It starts with selected hospital scrubs that are impermeable to fluids and cover the torso, arms and legs.

Next come booties for the feet and ankles that extend to mid-calf. A fluid-resistant gown follows. Then a battery-powered air purifying respirator (PAPR) is deployed, attached to a hood with a full face shield and a protective cowl to cover the neck and shoulders. The process concludes with medical gloves – two pair, in fact. When finished, no skin is left exposed.

Donning the equipment takes a good 15 minutes; getting out later may take 30 minutes more.

At Keck Medical Center at USC, 87 health-care professionals recently volunteered to learn this dressing ritual. They were learning to protect themselves in the event an Ebola case was identified.

When an outbreak of the deadly Ebola virus in West Africa began making headlines last September, personnel at Keck Medical Center sprang to action. Within a few weeks, Stephanie Hall, MD, and a team of physicians and nurses led by Emergency Management Officer Robert “Bob” Vance III and Infection Prevention & Control Manager Lionel Caceres, RN, and his infection prevention team had instituted a training program to ensure that medical personnel would be knowledgeable about working with the disease and fully prepared to take action should someone arrive in need of treatment.

The mission is to “detect, protect and respond,” Caceres says about the medical center’s role in dealing with the Ebola crisis. Any person identified at a Keck Medicine facility would be transferred in coordination with Los Angeles Public Health as soon as possible to one of the treatment centers designated by the Centers for Disease Control (CDC).

Three single-patient training rooms with a closed door and a private bathroom rooms were created at Keck Hospital of USC. Then volunteer physicians and nurses began two-day training sessions, starting soon after the CDC issued new wrinkles in recommended procedures in mid-October. Ebola-related screening questions were added to the patient triage process a few weeks later.

The use of the special gear, known as personal protective equipment (PPE), is necessary when dealing with Ebola, which is spread through direct contact with body fluids of a person who is sick with the disease. But it can be difficult for trainees to abide by the painstaking process of donning and doffing the gear. Not everyone completes the training successfully.

“It’s difficult,” Caceres says. “Human behavior is such that you want to hurry up and help the patient, but this is not that kind of situation. You need to protect yourself first.”

Getting into the PPE is a two-person process, and the training partners must stay together throughout.
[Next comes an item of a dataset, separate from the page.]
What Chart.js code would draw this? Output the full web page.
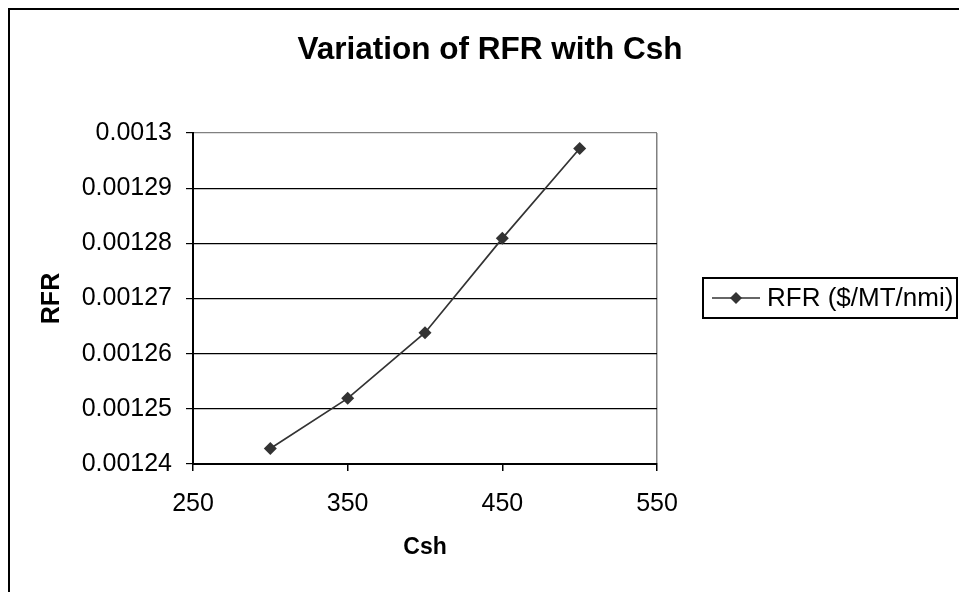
<!DOCTYPE html>
<html>
<head>
<meta charset="utf-8">
<title>Variation of RFR with Csh</title>
<script src="https://cdn.jsdelivr.net/npm/chart.js@4.4.1/dist/chart.umd.min.js"></script>
<style>
  body { margin: 0; background: #fff; }
  canvas { display: block; }
</style>
</head>
<body>
<canvas id="rfrChart" width="959" height="592"></canvas>
<script>
// Csh values and the RFR ($/MT/nmi) they produce
const cshValues = [300, 350, 400, 450, 500];
const rfrValues = [0.0012428, 0.0012519, 0.0012638, 0.0012809, 0.0012972];

// axis ticks
const xTicks = [250, 350, 450, 550];
const yTicks = [0.00124, 0.00125, 0.00126, 0.00127, 0.00128, 0.00129, 0.0013];

const chartTitle = 'Variation of RFR with Csh';
const fontFamily = "'Liberation Sans', Arial, sans-serif";
const lineColor = '#333333';

// outer frame and the title, centred over the whole chart object
const frame = {
  id: 'frame',
  afterDraw(chart) {
    const ctx = chart.ctx;
    ctx.save();
    ctx.strokeStyle = '#000';
    ctx.lineWidth = 2;
    ctx.strokeRect(9, 9, 1000, 700);

    ctx.fillStyle = '#000';
    ctx.font = 'bold 31.5px ' + fontFamily;
    ctx.textAlign = 'center';
    ctx.textBaseline = 'middle';
    ctx.fillText(chartTitle, 490, 50);
    ctx.restore();
  }
};

// boxed legend on the right: line with a diamond in the middle
const boxLegend = {
  id: 'boxLegend',
  afterDraw(chart) {
    const ctx = chart.ctx;
    const ds = chart.data.datasets[0];
    const cy = 298;
    ctx.save();
    ctx.strokeStyle = '#000';
    ctx.lineWidth = 2;
    ctx.strokeRect(703, 278, 254, 40);

    ctx.strokeStyle = lineColor;
    ctx.lineWidth = 1.5;
    ctx.beginPath();
    ctx.moveTo(712, cy);
    ctx.lineTo(760, cy);
    ctx.stroke();

    ctx.fillStyle = lineColor;
    ctx.beginPath();
    ctx.moveTo(736, cy - 6);
    ctx.lineTo(742, cy);
    ctx.lineTo(736, cy + 6);
    ctx.lineTo(730, cy);
    ctx.closePath();
    ctx.fill();

    ctx.fillStyle = '#000';
    ctx.font = '26px ' + fontFamily;
    ctx.textBaseline = 'middle';
    ctx.textAlign = 'left';
    ctx.fillText(ds.label, 767, cy + 1);
    ctx.restore();
  }
};

new Chart(document.getElementById('rfrChart'), {
  type: 'scatter',
  plugins: [frame, boxLegend],
  data: {
    datasets: [{
      label: 'RFR ($/MT/nmi)',
      data: cshValues.map((x, i) => ({ x: x, y: rfrValues[i] })),
      showLine: true,
      borderColor: lineColor,
      borderWidth: 1.7,
      backgroundColor: lineColor,
      pointStyle: 'rectRot',
      pointRadius: 6.5,
      pointBorderWidth: 0
    }]
  },
  options: {
    responsive: false,
    animation: false,
    layout: {
      padding: { left: 0, right: 302, top: 133, bottom: 31 }
    },
    plugins: {
      legend: { display: false },
      tooltip: { enabled: false },
      title: { display: false }
    },
    scales: {
      x: {
        type: 'linear',
        min: 250,
        max: 550,
        afterBuildTicks: scale => { scale.ticks = xTicks.map(v => ({ value: v })); },
        afterFit: scale => { scale.height = 97; },
        border: { color: '#000', width: 2 },
        grid: {
          drawOnChartArea: true,
          color: ctx => ctx.tick && ctx.tick.value === 550 ? '#808080' : 'rgba(0,0,0,0)',
          tickColor: '#000',
          tickLength: 7,
          lineWidth: 1.5
        },
        ticks: {
          color: '#000',
          padding: 18,
          font: { family: fontFamily, size: 25 }
        },
        title: {
          display: true,
          text: 'Csh',
          color: '#000',
          font: { family: fontFamily, size: 23, weight: 'bold' },
          padding: { top: 0, bottom: 0 }
        }
      },
      y: {
        type: 'linear',
        min: 0.00124,
        max: 0.0013,
        afterBuildTicks: scale => { scale.ticks = yTicks.map(v => ({ value: v })); },
        afterFit: scale => { scale.width = 193; },
        border: { color: '#000', width: 2 },
        grid: {
          color: ctx => ctx.tick && ctx.tick.value === 0.0013 ? '#808080' : '#000',
          tickColor: '#000',
          tickLength: 7,
          lineWidth: 1.2
        },
        ticks: {
          color: '#000',
          padding: 14,
          font: { family: fontFamily, size: 25 },
          callback: v => String(Number(v.toFixed(5)))
        },
        title: {
          display: true,
          text: 'RFR',
          color: '#000',
          font: { family: fontFamily, size: 25, weight: 'bold' },
          padding: { top: 37, bottom: 0 }
        }
      }
    }
  }
});
</script>
</body>
</html>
It’s difficult to hear inside the PPE, so hand signals are necessary inside a treatment room to ensure effective communication. Strict guidelines must be followed, particularly when disrobing afterward, which includes disinfection and hand-washing at each level.

In an actual treatment scenario, a patient floor at Keck Hospital would be isolated and converted for treatment within 8-12 hours. The two-person teams of health-care workers would treat a patient in shifts that would last no longer than two hours at a time. And they would be responsible for ensuring that anything that goes into the patient’s room gets disposed of as a biohazard afterward.
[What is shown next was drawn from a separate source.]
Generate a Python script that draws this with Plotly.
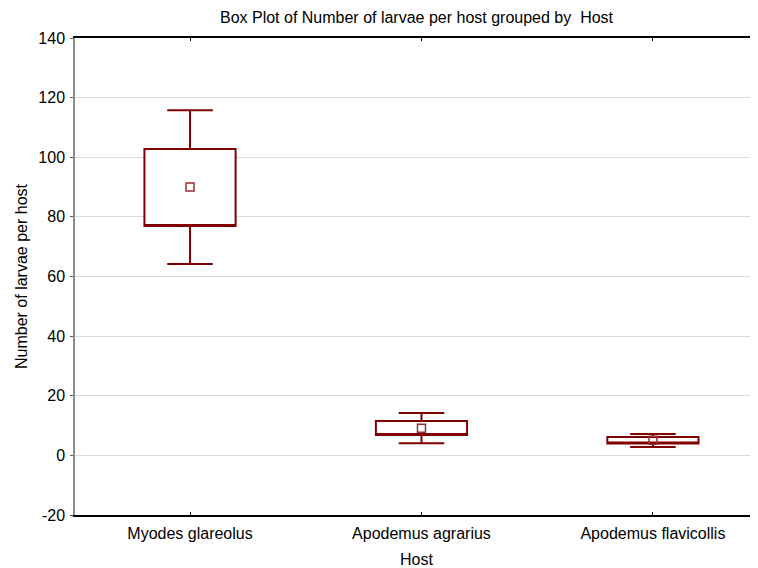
import plotly.graph_objects as go

hosts = ["Myodes glareolus", "Apodemus agrarius", "Apodemus flavicollis"]
box_low = [76.9, 6.8, 4.0]
box_high = [102.8, 11.5, 6.2]
whisker_low = [64.2, 4.1, 2.8]
whisker_high = [115.8, 14.2, 7.2]
means = [90.0, 9.1, 5.1]

y_ticks = [-20, 0, 20, 40, 60, 80, 100, 120, 140]

DARK_RED = "#800000"
FONT = "Liberation Sans, Arial, Helvetica, sans-serif"
FS = 16

# page body has an 8px default margin; figure sized to fill the rest
W, H = 750, 560

fig = go.Figure()
fig.add_trace(go.Box(
    x=hosts,
    q1=box_low,
    median=box_low,
    q3=box_high,
    lowerfence=whisker_low,
    upperfence=whisker_high,
    width=0.394,
    whiskerwidth=0.5,
    fillcolor="white",
    line=dict(color=DARK_RED, width=2),
    boxpoints=False,
    showlegend=False,
    hoverinfo="skip",
))
fig.add_trace(go.Scatter(
    x=hosts,
    y=means,
    mode="markers",
    marker=dict(symbol="square-open", size=8, color="#9a3030", line=dict(width=1.5)),
    showlegend=False,
    hoverinfo="skip",
))

fig.update_layout(
    width=W,
    height=H,
    margin=dict(l=67, r=0, t=30, b=53),
    paper_bgcolor="white",
    plot_bgcolor="white",
    font=dict(family=FONT, size=FS, color="black"),
    title=dict(
        text="Box Plot of Number of larvae per host grouped by\u00a0 Host",
        x=0.5, xref="paper", xanchor="center",
        y=1 - 9.5 / H, yref="container", yanchor="middle",
        font=dict(family=FONT, size=FS, color="black"),
    ),
    xaxis=dict(
        type="category",
        range=[-0.497, 2.454],
        showline=True, linecolor="black", linewidth=2,
        mirror="allticks",
        ticks="inside", ticklen=3, tickcolor="black", tickwidth=1,
        showgrid=False,
        ticklabelstandoff=3,
        tickfont=dict(family=FONT, size=FS, color="black"),
        title=dict(text="Host", font=dict(family=FONT, size=FS, color="black"), standoff=15),
        automargin=False,
    ),
    yaxis=dict(
        range=[-20, 140],
        tickvals=y_ticks,
        ticktext=[str(v) for v in y_ticks],
        showline=True, linecolor="#8c8c8c", linewidth=1.5,
        mirror=False,
        ticks="outside", ticklen=3, tickcolor="#555555", tickwidth=1,
        showgrid=True, gridcolor="#dadada", gridwidth=1,
        zeroline=False,
        ticklabelstandoff=2,
        tickfont=dict(family=FONT, size=FS, color="black"),
        title=dict(text="Number of larvae per host", font=dict(family=FONT, size=FS, color="black"), standoff=7),
        automargin=False,
    ),
)

fig.write_html("out.html")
“So, no cellphones, no rings or watches. Don’t wear your favorite pair of Nikes — they will be disposed of too,” Vance says. “You cannot cut corners with this disease.”

Protecting the body is just one aspect of the training regimen. Health-care workers must train their minds as well.
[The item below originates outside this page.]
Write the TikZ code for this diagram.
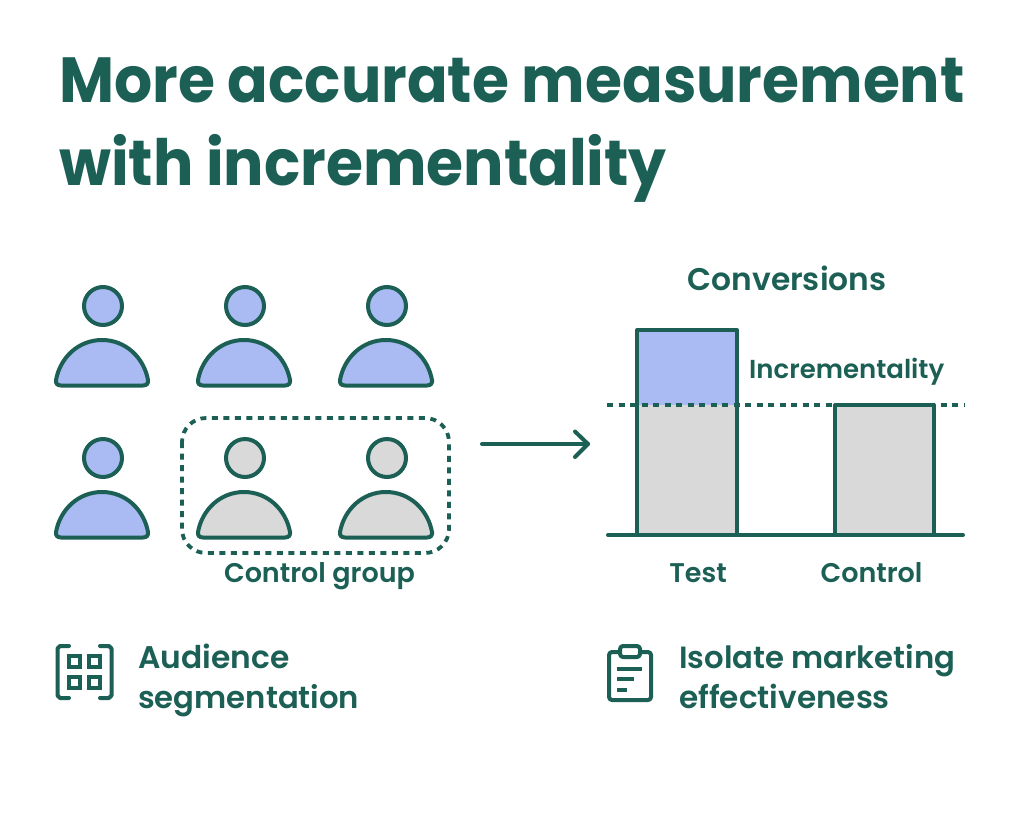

“Training includes an isolation aspect,” Vance says. “This process allows our staff to reduce the level of fear that might occur during treatment.”

The experience has been valuable for staff members who may have to contend with outbreaks of another deadly disease in the future. And the Ebola effort is not complete. The training rooms are permanent, and follow-up sessions are taking place, as are surprise drills to validate the procedures.

The Ebola response at Keck Medical Center of USC has been extensive, involving numerous hours of research, documentation and training, construction of appropriate facilities and purchase of new equipment.

“It’s a large expense. This is not cheap,” Vance says. “But the medical center is making an investment in its employees and wants them to be safe.”